Best Practices for Ansible Roles and Playbooks
Keep Playbooks Simple
Playbooks should focus on orchestration, not implementation details. Delegate complexity to roles.
Make Roles Reusable
Avoid hardcoding values. Use variables to make roles flexible across different environments.
Use Clear Naming Conventions
Consistent naming improves readability and long-term maintainability.
Separate Environment Configurations
Store environment-specific variables outside the role to avoid duplication.
Test Roles Independently
Testing roles individually ensures reliability before integrating them into larger playbooks.
Common Mistakes to Avoid
- Writing all tasks directly in playbooks
- Creating overly complex roles with too many responsibilities
- Hardcoding credentials or sensitive data
- Ignoring role documentation
- Skipping validation and testing
Avoiding these mistakes will significantly improve the quality of your automation workflows.

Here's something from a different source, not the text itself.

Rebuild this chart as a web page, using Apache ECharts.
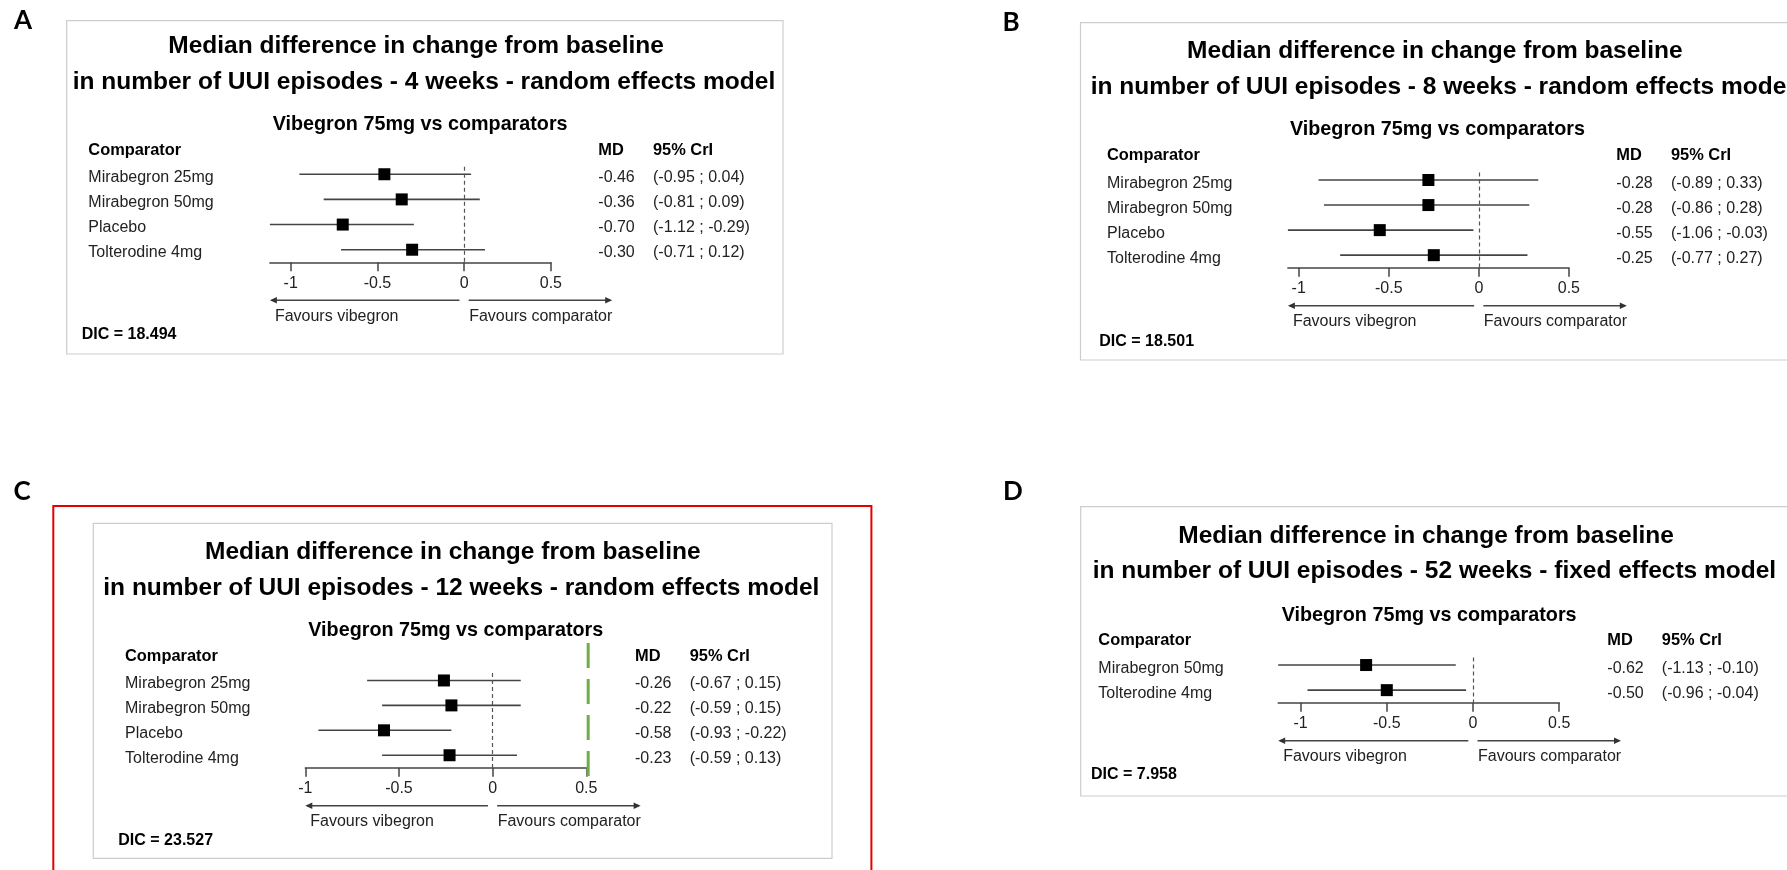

Ansible Roles in CI/CD Pipelines
Ansible Roles integrate seamlessly with modern CI/CD pipelines. They can be triggered automatically during:
- Application releases
- Infrastructure provisioning
- Configuration updates
- Disaster recovery workflows
By combining Ansible with CI/CD tools, organizations achieve faster, safer, and more reliable deployments.
Conclusion
Understanding Ansible Roles and Playbooks is a fundamental skill for anyone working with infrastructure automation. Playbooks provide orchestration and control, while roles deliver modularity and reusability.
When used together, they enable scalable, maintainable, and automated deployment processes that reduce operational risk and increase efficiency.
Whether you manage a small server fleet or a large enterprise environment, mastering Ansible Roles and Playbooks will significantly improve your automation strategy and operational excellence.